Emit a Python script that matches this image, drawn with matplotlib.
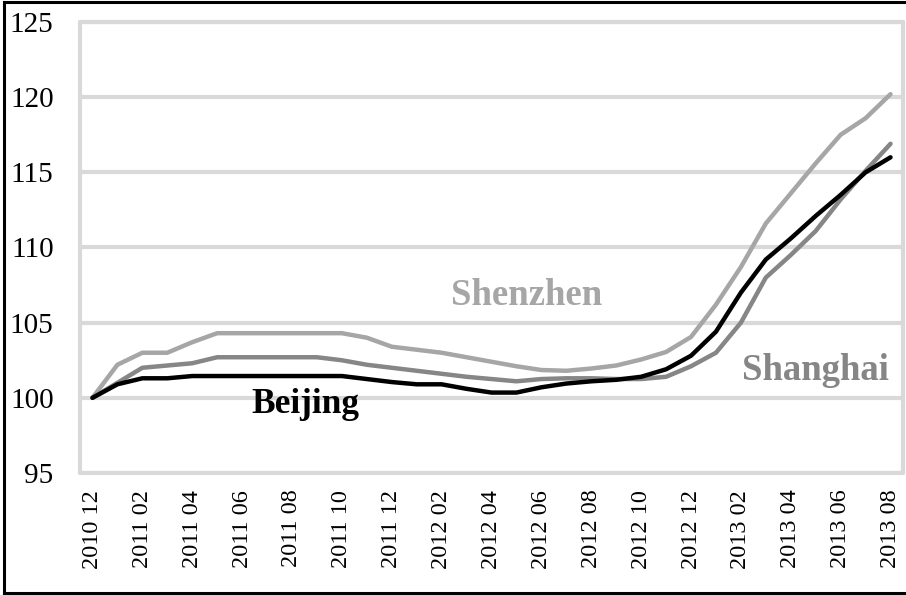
import matplotlib.pyplot as plt
import numpy as np
from matplotlib.lines import Line2D

# Monthly index values, 2010 12 = 100
months = ['2010 12', '2011 01', '2011 02', '2011 03', '2011 04', '2011 05', '2011 06',
          '2011 07', '2011 08', '2011 09', '2011 10', '2011 11', '2011 12',
          '2012 01', '2012 02', '2012 03', '2012 04', '2012 05', '2012 06',
          '2012 07', '2012 08', '2012 09', '2012 10', '2012 11', '2012 12',
          '2013 01', '2013 02', '2013 03', '2013 04', '2013 05', '2013 06',
          '2013 07', '2013 08']

shenzhen = [100.0, 102.2, 103.0, 103.0, 103.7, 104.3, 104.3, 104.3, 104.3, 104.3, 104.3,
            104.0, 103.4, 103.2, 103.0, 102.7, 102.4, 102.1, 101.85, 101.8, 101.95,
            102.15, 102.55, 103.05, 104.05, 106.2, 108.7, 111.6, 113.6, 115.6, 117.5,
            118.6, 120.2]
shanghai = [100.0, 101.0, 102.0, 102.15, 102.3, 102.7, 102.7, 102.7, 102.7, 102.7, 102.5,
            102.2, 102.0, 101.8, 101.6, 101.4, 101.25, 101.1, 101.25, 101.3, 101.3,
            101.25, 101.25, 101.4, 102.1, 103.0, 105.0, 108.0, 109.5, 111.1, 113.2,
            115.1, 116.9]
beijing = [100.0, 100.9, 101.3, 101.3, 101.45, 101.45, 101.45, 101.45, 101.45, 101.45,
           101.45, 101.25, 101.05, 100.9, 100.9, 100.6, 100.35, 100.35, 100.7, 100.95,
           101.1, 101.2, 101.4, 101.9, 102.8, 104.4, 107.0, 109.2, 110.6, 112.1, 113.5,
           115.0, 116.0]

grid_color = '#d9d9d9'
serif = ['Liberation Serif', 'DejaVu Serif']

fig = plt.figure(figsize=(9.06, 5.95), dpi=100)
ax = fig.add_axes([80 / 906, 122 / 595, 823 / 906, 451 / 595])

x = np.arange(len(months))
ax.plot(x, shenzhen, color='#a6a6a6', lw=3.2, solid_joinstyle='round', solid_capstyle='round', zorder=3)
ax.plot(x, shanghai, color='#868686', lw=3.2, solid_joinstyle='round', solid_capstyle='round', zorder=4)
ax.plot(x, beijing, color='#000000', lw=3.2, solid_joinstyle='round', solid_capstyle='round', zorder=5)

ax.set_xlim(-0.5, len(months) - 0.5)
ax.set_ylim(95, 125)
ax.set_yticks(np.arange(95, 126, 5))
ax.set_xticks(x[::2])
ax.set_xticklabels(months[::2], rotation=90, fontsize=17.5, family=serif)
for lab in ax.get_yticklabels():
    lab.set_family(serif)
    lab.set_fontsize(21)
ax.tick_params(axis='both', length=0)
ax.tick_params(axis='y', pad=19)
ax.tick_params(axis='x', pad=12)

ax.grid(axis='y', color=grid_color, lw=3, zorder=0)
ax.set_axisbelow(True)
for s in ax.spines.values():
    s.set_color(grid_color)
    s.set_linewidth(3)
    s.set_capstyle('round')

ax.text(17.4, 106.2, 'Shenzhen', color='#a6a6a6', fontsize=26.5, fontweight='bold',
        family=serif, ha='center', va='baseline')
ax.text(8.53, 99.0, 'Beijing', color='#000000', fontsize=25.5, fontweight='bold',
        family=serif, ha='center', va='baseline')
ax.text(29.0, 101.2, 'Shanghai', color='#868686', fontsize=26.5, fontweight='bold',
        family=serif, ha='center', va='baseline')

# outer frame (left, top, bottom)
for xs, ys in [([0.004, 0.004], [0.004, 0.996]), ([0.004, 1.0], [0.996, 0.996]),
               ([0.004, 1.0], [0.004, 0.004])]:
    fig.add_artist(Line2D(xs, ys, color='black', lw=2.2, transform=fig.transFigure))

fig.savefig('out.png', dpi=100)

☆ ☆ ☆ ☆

### Written request
Copy the material exactly. Do not include the pictures.

### Answer to the problem
Emit a Python script that matches this image, drawn with matplotlib.
import matplotlib.pyplot as plt
import numpy as np
from matplotlib.lines import Line2D

# Monthly index values, 2010 12 = 100
months = ['2010 12', '2011 01', '2011 02', '2011 03', '2011 04', '2011 05', '2011 06',
          '2011 07', '2011 08', '2011 09', '2011 10', '2011 11', '2011 12',
          '2012 01', '2012 02', '2012 03', '2012 04', '2012 05', '2012 06',
          '2012 07', '2012 08', '2012 09', '2012 10', '2012 11', '2012 12',
          '2013 01', '2013 02', '2013 03', '2013 04', '2013 05', '2013 06',
          '2013 07', '2013 08']

shenzhen = [100.0, 102.2, 103.0, 103.0, 103.7, 104.3, 104.3, 104.3, 104.3, 104.3, 104.3,
            104.0, 103.4, 103.2, 103.0, 102.7, 102.4, 102.1, 101.85, 101.8, 101.95,
            102.15, 102.55, 103.05, 104.05, 106.2, 108.7, 111.6, 113.6, 115.6, 117.5,
            118.6, 120.2]
shanghai = [100.0, 101.0, 102.0, 102.15, 102.3, 102.7, 102.7, 102.7, 102.7, 102.7, 102.5,
            102.2, 102.0, 101.8, 101.6, 101.4, 101.25, 101.1, 101.25, 101.3, 101.3,
            101.25, 101.25, 101.4, 102.1, 103.0, 105.0, 108.0, 109.5, 111.1, 113.2,
            115.1, 116.9]
beijing = [100.0, 100.9, 101.3, 101.3, 101.45, 101.45, 101.45, 101.45, 101.45, 101.45,
           101.45, 101.25, 101.05, 100.9, 100.9, 100.6, 100.35, 100.35, 100.7, 100.95,
           101.1, 101.2, 101.4, 101.9, 102.8, 104.4, 107.0, 109.2, 110.6, 112.1, 113.5,
           115.0, 116.0]

grid_color = '#d9d9d9'
serif = ['Liberation Serif', 'DejaVu Serif']

fig = plt.figure(figsize=(9.06, 5.95), dpi=100)
ax = fig.add_axes([80 / 906, 122 / 595, 823 / 906, 451 / 595])

x = np.arange(len(months))
ax.plot(x, shenzhen, color='#a6a6a6', lw=3.2, solid_joinstyle='round', solid_capstyle='round', zorder=3)
ax.plot(x, shanghai, color='#868686', lw=3.2, solid_joinstyle='round', solid_capstyle='round', zorder=4)
ax.plot(x, beijing, color='#000000', lw=3.2, solid_joinstyle='round', solid_capstyle='round', zorder=5)

ax.set_xlim(-0.5, len(months) - 0.5)
ax.set_ylim(95, 125)
ax.set_yticks(np.arange(95, 126, 5))
ax.set_xticks(x[::2])
ax.set_xticklabels(months[::2], rotation=90, fontsize=17.5, family=serif)
for lab in ax.get_yticklabels():
    lab.set_family(serif)
    lab.set_fontsize(21)
ax.tick_params(axis='both', length=0)
ax.tick_params(axis='y', pad=19)
ax.tick_params(axis='x', pad=12)

ax.grid(axis='y', color=grid_color, lw=3, zorder=0)
ax.set_axisbelow(True)
for s in ax.spines.values():
    s.set_color(grid_color)
    s.set_linewidth(3)
    s.set_capstyle('round')

ax.text(17.4, 106.2, 'Shenzhen', color='#a6a6a6', fontsize=26.5, fontweight='bold',
        family=serif, ha='center', va='baseline')
ax.text(8.53, 99.0, 'Beijing', color='#000000', fontsize=25.5, fontweight='bold',
        family=serif, ha='center', va='baseline')
ax.text(29.0, 101.2, 'Shanghai', color='#868686', fontsize=26.5, fontweight='bold',
        family=serif, ha='center', va='baseline')

# outer frame (left, top, bottom)
for xs, ys in [([0.004, 0.004], [0.004, 0.996]), ([0.004, 1.0], [0.996, 0.996]),
               ([0.004, 1.0], [0.004, 0.004])]:
    fig.add_artist(Line2D(xs, ys, color='black', lw=2.2, transform=fig.transFigure))

fig.savefig('out.png', dpi=100)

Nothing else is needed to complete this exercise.